→ Stated task
Everything from the first line down to the line containing "yticks = [0, 200, 400, 600, 800, 1000, 1200]" is to be retyped exactly, both ends included, with pictures left out.

→ Recorded information
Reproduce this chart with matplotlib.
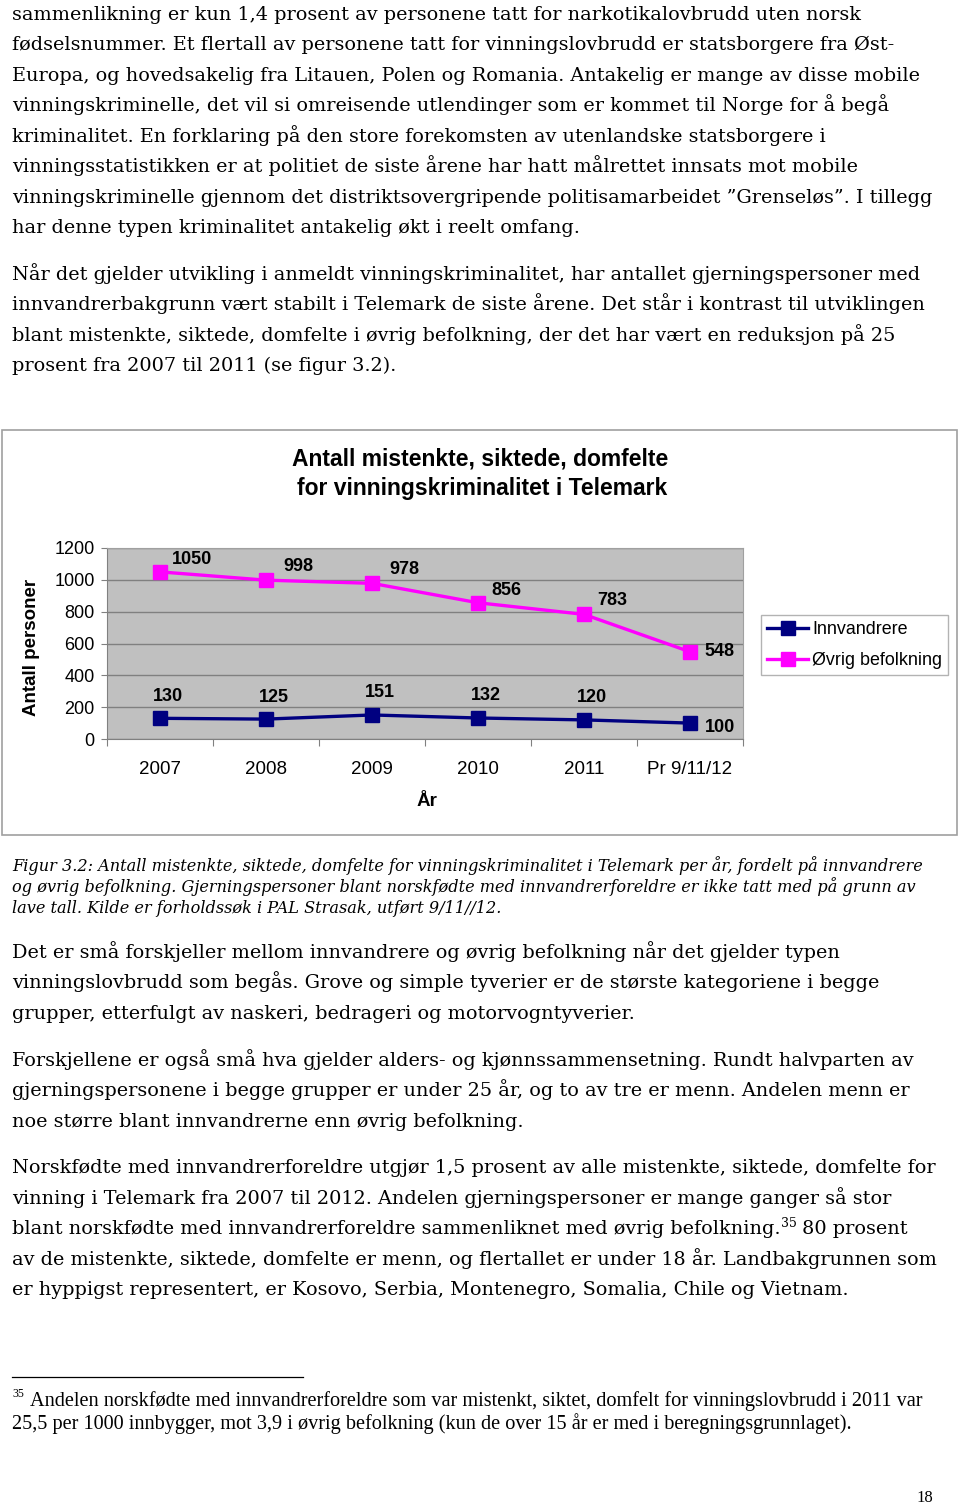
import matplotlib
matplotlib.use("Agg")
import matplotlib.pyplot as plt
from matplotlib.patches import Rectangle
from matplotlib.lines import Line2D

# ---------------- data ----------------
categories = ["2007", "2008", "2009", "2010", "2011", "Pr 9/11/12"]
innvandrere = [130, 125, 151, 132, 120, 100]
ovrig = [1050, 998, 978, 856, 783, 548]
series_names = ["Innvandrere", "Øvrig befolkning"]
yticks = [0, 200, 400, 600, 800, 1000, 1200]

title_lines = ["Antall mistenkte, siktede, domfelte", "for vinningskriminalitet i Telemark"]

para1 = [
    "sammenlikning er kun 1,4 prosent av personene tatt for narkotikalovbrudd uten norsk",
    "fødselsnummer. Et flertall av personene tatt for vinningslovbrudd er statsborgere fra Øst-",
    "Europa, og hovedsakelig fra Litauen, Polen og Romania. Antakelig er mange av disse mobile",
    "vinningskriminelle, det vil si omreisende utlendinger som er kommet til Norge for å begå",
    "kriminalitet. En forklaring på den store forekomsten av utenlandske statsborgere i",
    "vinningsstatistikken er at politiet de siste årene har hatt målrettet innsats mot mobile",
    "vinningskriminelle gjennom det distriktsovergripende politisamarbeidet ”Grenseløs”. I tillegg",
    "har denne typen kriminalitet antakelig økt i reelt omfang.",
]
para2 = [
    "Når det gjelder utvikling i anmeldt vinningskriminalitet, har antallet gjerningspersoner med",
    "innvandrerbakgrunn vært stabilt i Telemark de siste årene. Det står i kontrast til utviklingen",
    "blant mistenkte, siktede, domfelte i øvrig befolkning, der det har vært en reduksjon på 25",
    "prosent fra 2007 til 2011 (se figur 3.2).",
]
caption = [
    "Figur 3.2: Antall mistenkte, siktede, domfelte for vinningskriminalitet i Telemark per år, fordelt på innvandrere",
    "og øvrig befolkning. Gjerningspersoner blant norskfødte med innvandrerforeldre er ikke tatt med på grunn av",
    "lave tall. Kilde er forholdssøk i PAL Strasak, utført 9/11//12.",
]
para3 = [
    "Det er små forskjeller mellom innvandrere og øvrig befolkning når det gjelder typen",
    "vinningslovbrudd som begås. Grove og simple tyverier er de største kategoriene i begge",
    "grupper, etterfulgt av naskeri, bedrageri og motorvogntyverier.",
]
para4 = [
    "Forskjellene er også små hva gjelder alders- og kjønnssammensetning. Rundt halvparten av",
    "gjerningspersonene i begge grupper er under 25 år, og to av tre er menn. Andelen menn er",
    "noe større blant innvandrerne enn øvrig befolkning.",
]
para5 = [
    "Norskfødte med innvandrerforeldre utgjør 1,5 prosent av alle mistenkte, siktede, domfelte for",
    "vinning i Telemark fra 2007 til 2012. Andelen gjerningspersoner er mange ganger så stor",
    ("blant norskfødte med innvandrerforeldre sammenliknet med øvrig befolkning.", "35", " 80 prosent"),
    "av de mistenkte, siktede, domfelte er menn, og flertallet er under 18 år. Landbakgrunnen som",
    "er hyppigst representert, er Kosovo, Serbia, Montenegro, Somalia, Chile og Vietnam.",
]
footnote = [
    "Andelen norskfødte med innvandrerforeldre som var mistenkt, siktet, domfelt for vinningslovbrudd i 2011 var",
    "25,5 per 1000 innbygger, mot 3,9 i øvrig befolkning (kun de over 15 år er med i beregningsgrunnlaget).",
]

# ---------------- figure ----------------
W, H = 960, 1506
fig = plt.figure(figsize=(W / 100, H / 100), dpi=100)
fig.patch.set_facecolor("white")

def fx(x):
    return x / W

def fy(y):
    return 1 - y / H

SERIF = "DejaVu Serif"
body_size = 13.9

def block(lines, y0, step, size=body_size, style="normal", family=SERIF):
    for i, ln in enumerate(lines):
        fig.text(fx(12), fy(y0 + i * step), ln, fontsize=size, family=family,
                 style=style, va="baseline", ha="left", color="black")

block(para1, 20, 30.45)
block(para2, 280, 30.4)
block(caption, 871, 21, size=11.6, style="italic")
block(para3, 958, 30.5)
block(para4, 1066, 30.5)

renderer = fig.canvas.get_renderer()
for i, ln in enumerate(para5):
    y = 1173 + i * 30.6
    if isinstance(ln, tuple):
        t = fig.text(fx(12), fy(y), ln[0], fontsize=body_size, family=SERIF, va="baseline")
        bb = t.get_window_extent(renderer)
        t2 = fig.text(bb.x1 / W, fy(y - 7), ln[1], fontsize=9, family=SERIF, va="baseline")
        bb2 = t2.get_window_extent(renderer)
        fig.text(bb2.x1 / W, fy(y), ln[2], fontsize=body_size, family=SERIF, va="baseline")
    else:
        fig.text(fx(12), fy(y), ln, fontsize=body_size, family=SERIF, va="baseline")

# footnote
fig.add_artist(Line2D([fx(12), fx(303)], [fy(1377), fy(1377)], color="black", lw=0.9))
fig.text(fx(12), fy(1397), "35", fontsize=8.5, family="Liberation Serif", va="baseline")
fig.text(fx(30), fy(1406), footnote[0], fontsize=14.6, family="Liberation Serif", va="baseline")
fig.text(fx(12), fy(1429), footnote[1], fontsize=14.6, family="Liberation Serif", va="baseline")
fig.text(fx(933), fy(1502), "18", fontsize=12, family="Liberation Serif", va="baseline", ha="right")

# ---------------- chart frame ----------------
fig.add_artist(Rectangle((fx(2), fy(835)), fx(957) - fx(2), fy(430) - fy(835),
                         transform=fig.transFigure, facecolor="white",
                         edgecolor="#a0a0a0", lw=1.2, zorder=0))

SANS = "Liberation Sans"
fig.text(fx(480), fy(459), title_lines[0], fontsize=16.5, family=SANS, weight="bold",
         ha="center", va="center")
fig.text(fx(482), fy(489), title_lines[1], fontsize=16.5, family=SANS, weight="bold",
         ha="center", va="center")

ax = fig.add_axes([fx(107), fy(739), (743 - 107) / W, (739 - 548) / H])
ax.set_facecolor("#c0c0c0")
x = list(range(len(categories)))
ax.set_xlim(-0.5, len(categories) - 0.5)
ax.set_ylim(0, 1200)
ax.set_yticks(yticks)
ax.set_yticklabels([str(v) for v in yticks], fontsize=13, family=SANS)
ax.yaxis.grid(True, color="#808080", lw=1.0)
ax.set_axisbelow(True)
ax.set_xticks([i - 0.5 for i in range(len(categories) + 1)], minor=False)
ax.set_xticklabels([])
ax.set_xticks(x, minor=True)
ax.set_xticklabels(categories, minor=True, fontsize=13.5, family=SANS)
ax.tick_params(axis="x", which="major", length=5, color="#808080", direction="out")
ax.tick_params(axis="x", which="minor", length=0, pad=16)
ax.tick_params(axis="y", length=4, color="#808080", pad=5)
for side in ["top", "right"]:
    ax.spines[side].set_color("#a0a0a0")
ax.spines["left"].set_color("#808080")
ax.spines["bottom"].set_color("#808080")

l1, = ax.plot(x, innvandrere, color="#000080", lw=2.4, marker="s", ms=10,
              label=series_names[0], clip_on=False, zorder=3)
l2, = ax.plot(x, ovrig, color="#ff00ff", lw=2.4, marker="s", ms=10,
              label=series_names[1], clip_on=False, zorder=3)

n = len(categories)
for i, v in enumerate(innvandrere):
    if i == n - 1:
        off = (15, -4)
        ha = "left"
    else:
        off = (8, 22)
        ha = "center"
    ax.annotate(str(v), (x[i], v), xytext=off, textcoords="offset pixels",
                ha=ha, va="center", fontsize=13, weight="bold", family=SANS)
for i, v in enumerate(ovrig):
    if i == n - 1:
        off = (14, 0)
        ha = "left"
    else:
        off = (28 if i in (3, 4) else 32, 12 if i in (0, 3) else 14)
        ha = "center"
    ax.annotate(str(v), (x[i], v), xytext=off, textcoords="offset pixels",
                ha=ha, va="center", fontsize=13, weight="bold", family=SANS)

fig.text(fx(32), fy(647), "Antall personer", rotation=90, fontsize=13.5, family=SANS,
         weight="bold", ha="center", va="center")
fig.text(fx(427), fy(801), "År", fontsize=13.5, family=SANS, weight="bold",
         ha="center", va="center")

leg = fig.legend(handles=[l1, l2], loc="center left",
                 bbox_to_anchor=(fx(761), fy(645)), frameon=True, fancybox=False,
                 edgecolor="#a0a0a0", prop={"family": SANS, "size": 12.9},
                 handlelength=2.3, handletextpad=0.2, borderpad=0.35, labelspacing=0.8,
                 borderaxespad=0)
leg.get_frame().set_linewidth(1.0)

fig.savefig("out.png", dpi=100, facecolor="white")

→ Written solution
Reproduce this chart with matplotlib.
import matplotlib
matplotlib.use("Agg")
import matplotlib.pyplot as plt
from matplotlib.patches import Rectangle
from matplotlib.lines import Line2D

# ---------------- data ----------------
categories = ["2007", "2008", "2009", "2010", "2011", "Pr 9/11/12"]
innvandrere = [130, 125, 151, 132, 120, 100]
ovrig = [1050, 998, 978, 856, 783, 548]
series_names = ["Innvandrere", "Øvrig befolkning"]
yticks = [0, 200, 400, 600, 800, 1000, 1200]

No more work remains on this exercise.